Your first question is from Gregory Peters from Raymond James.

Speaker 5

I wanted to, for the first question, focus on your commentary about market conditions in Florida, Texas and then in California, where you say hard market conditions still persist. I'm wondering if you could build out on your opening comments on those markets. You're producing substantial PIF growth and just wondering about the durability of that growth as we look for the rest of the year.

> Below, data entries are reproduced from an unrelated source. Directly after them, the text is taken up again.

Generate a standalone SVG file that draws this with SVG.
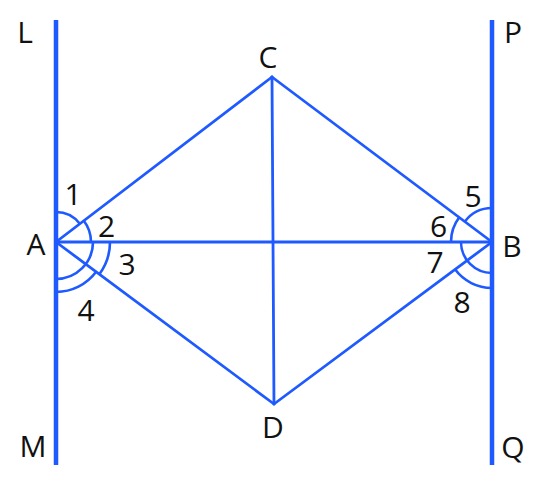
<svg xmlns="http://www.w3.org/2000/svg" width="541" height="481" viewBox="0 0 541 481">
<style>
.thick{stroke:#1e5aff;stroke-width:4.5;fill:none;stroke-linecap:butt}
.ln{stroke:#1e5aff;stroke-width:2.8;fill:none;stroke-linecap:round}
.arc{stroke:#1e5aff;stroke-width:2.6;fill:none}
text{font-family:"Open Sans","DejaVu Sans",sans-serif;font-size:30px;fill:#111;text-anchor:middle}
</style>
<rect width="541" height="481" fill="#fff"/>
<g id="connectors">
<line class="thick" x1="56" y1="20" x2="56" y2="465"/>
<line class="thick" x1="492" y1="20" x2="492" y2="465"/>
<line class="ln" x1="56" y1="242" x2="272" y2="77"/>
<line class="ln" x1="56" y1="242" x2="274" y2="404"/>
<line class="ln" x1="56" y1="242" x2="492" y2="242"/>
<line class="ln" x1="272" y1="77" x2="492" y2="242"/>
<line class="ln" x1="274" y1="404" x2="492" y2="242"/>
<line class="ln" x1="272" y1="77" x2="274" y2="404"/>
</g>
<g id="angles-A">
<path class="arc" d="M56,212 A30,30 0 0 1 79.84,223.79"/>
<path class="arc" d="M83.81,220.75 A35,35 0 0 1 91,242"/>
<path class="arc" d="M93,242 A37,37 0 0 1 56,279"/>
<path class="arc" d="M110,242 A54,54 0 0 1 99.35,274.21"/>
<path class="arc" d="M96.14,271.83 A50,50 0 0 1 56,292"/>
</g>
<g id="angles-B">
<path class="arc" d="M492,208 A34,34 0 0 0 464.86,221.52"/>
<path class="arc" d="M459.27,217.31 A41,41 0 0 0 451,242"/>
<path class="arc" d="M461,242 A31,31 0 0 0 492,273"/>
<path class="arc" d="M455,269.33 A46,46 0 0 0 492,288"/>
</g>
<g id="node-L"><text x="25" y="43">L</text></g>
<g id="node-P"><text x="513" y="43">P</text></g>
<g id="node-M"><text x="33" y="457">M</text></g>
<g id="node-Q"><text x="513" y="458">Q</text></g>
<g id="node-C"><text x="268" y="68">C</text></g>
<g id="node-D"><text x="273" y="438">D</text></g>
<g id="node-A"><text x="36" y="255">A</text></g>
<g id="node-B"><text x="512" y="257">B</text></g>
<g id="labels">
<text x="73" y="205">1</text>
<text x="106.5" y="237">2</text>
<text x="127" y="275">3</text>
<text x="86" y="321">4</text>
<text x="473" y="207">5</text>
<text x="438.5" y="237">6</text>
<text x="435" y="273">7</text>
<text x="462" y="313">8</text>
</g>
</svg>
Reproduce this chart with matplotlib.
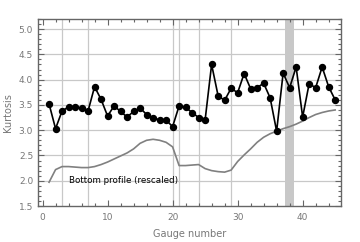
import matplotlib
matplotlib.use("Agg")
import matplotlib.pyplot as plt
from matplotlib.ticker import MultipleLocator

gauges = list(range(1, 46))
kurtosis = [3.52, 3.03, 3.38, 3.46, 3.46, 3.44, 3.38, 3.86, 3.61, 3.28,
            3.48, 3.37, 3.26, 3.37, 3.44, 3.31, 3.25, 3.20, 3.20, 3.07,
            3.48, 3.45, 3.35, 3.25, 3.20, 4.30, 3.68, 3.59, 3.83, 3.74,
            4.12, 3.82, 3.84, 3.93, 3.64, 2.98, 4.13, 3.84, 4.25, 3.26,
            3.92, 3.84, 4.25, 3.86, 3.60]
bottom = [1.97, 2.22, 2.28, 2.28, 2.27, 2.26, 2.26, 2.28, 2.32, 2.37,
          2.43, 2.49, 2.55, 2.63, 2.74, 2.80, 2.82, 2.80, 2.76, 2.67,
          2.30, 2.30, 2.31, 2.32, 2.24, 2.20, 2.18, 2.17, 2.21, 2.38,
          2.51, 2.63, 2.76, 2.86, 2.93, 2.98, 3.03, 3.07, 3.12, 3.18,
          3.25, 3.31, 3.35, 3.38, 3.40]
grid_x = [3, 7, 20, 21, 24, 29]
band = (37.3, 38.7)

fig = plt.figure(figsize=(3.6, 2.42), dpi=100)
ax = fig.add_axes([38/360, 1-206/242, (341-38)/360, (206-19)/242])
ax.set_xlim(-0.7, 45.9)
ax.set_ylim(1.5, 5.2)

gc = '#c8c8c8'
for gx in grid_x:
    ax.axvline(gx, color=gc, lw=0.9, zorder=0)
for gy in [2.0, 2.5, 3.0, 3.5, 4.0, 4.5, 5.0]:
    ax.axhline(gy, color=gc, lw=0.9, zorder=0)
ax.axvspan(band[0], band[1], color='#c8c8c8', lw=0, zorder=0.5)

ax.plot(gauges, bottom, color='#808080', lw=1.2, zorder=2)
ax.plot(gauges, kurtosis, color='black', lw=1.2, marker='o', ms=4.3, zorder=3)
ax.text(4.1, 2.0, 'Bottom profile (rescaled)', fontsize=6.3, va='center', ha='left', color='black')

ax.xaxis.set_major_locator(MultipleLocator(10))
ax.xaxis.set_minor_locator(MultipleLocator(2))
ax.yaxis.set_major_locator(MultipleLocator(0.5))
ax.yaxis.set_minor_locator(MultipleLocator(0.1))
sc = '#666666'
ax.tick_params(which='both', direction='in', top=True, right=True, color=sc,
               labelsize=6.5, labelcolor='#777777', width=0.8)
ax.tick_params(which='major', length=4)
ax.tick_params(which='minor', length=2)
ax.tick_params(axis='x', pad=5)
ax.set_yticks([1.5, 2.0, 2.5, 3.0, 3.5, 4.0, 4.5, 5.0])
ax.set_yticklabels(['1.5', '2.0', '2.5', '3.0', '3.5', '4.0', '4.5', '5.0'])
for s in ax.spines.values():
    s.set_color(sc)
    s.set_linewidth(1.0)
ax.set_xlabel('Gauge number', fontsize=7, color='#777777', labelpad=5)
ax.set_ylabel('Kurtosis', fontsize=7, color='#777777', labelpad=4)

fig.savefig('out.png', dpi=100)
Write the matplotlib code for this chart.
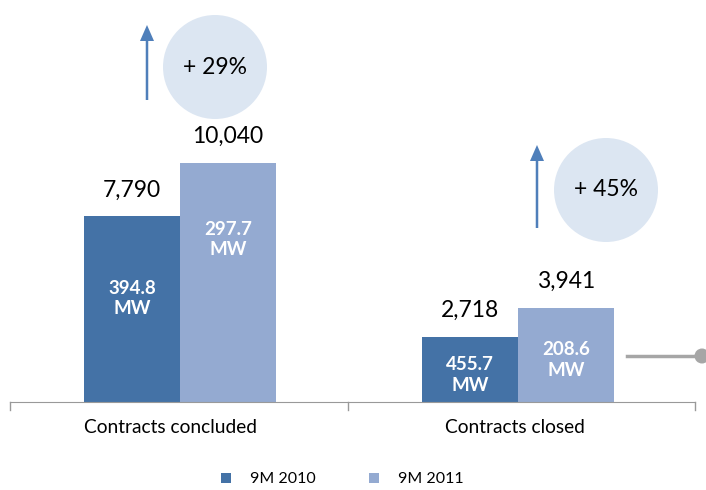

Sure, Greg. Thanks. I'll take a shot at this, and I'm sure Matt will have some other comments on it. The growth numbers in California are strong, but they will likely moderate slightly as we move into the second, third, and fourth quarters. This is partly due to the timing of when we restarted new business and the adjustment process. However, we will also see a considerable increase in Florida and Texas. On a year-over-year basis, both Florida and Texas should trend towards high single-digit growth, potentially low double-digit, but likely high single-digit. The low point for Florida and Texas on a rolling four-quarter basis comes a little later. As Matt pointed out, there were reasons for being somewhat slower in the last quarter, but we are seeing acceleration now. I am confident those markets will move into the high single-digit PIF growth range, and California's growth should remain stable. So while I am not providing specific guidance or numbers, I would be surprised if PIF growth did not stay solidly in the double-digit range.

Speaker 4

And just to add a couple of quick comments to that. California, the market there, we're still seeing limited suppliers in that marketplace, which is providing a favorable backdrop for us. And when we think about the other component of durability in California, it's the economic performance of that business. We feel really good about our pricing adequacy in that market with the tools and our intimacy. Florida and Texas, as mentioned in the prepared comments, we have a series of enhancements we put in the first quarter in Texas that are now starting to take hold. And Florida is a pretty competitive environment that we continue to move our product and position for profitable growth, but have an optimistic outlook in both of those markets.

Speaker 5

I would like to ask a follow-up question regarding the recent Manheim Used Car Index, which I believe showed an increase in April compared to March year-over-year. This could suggest some minor inflationary pressures in the market. Considering that your underlying results align with your expectations, how do you assess your competitive position concerning pricing? Are you planning to file for additional rates or adjust any of your rates in your markets?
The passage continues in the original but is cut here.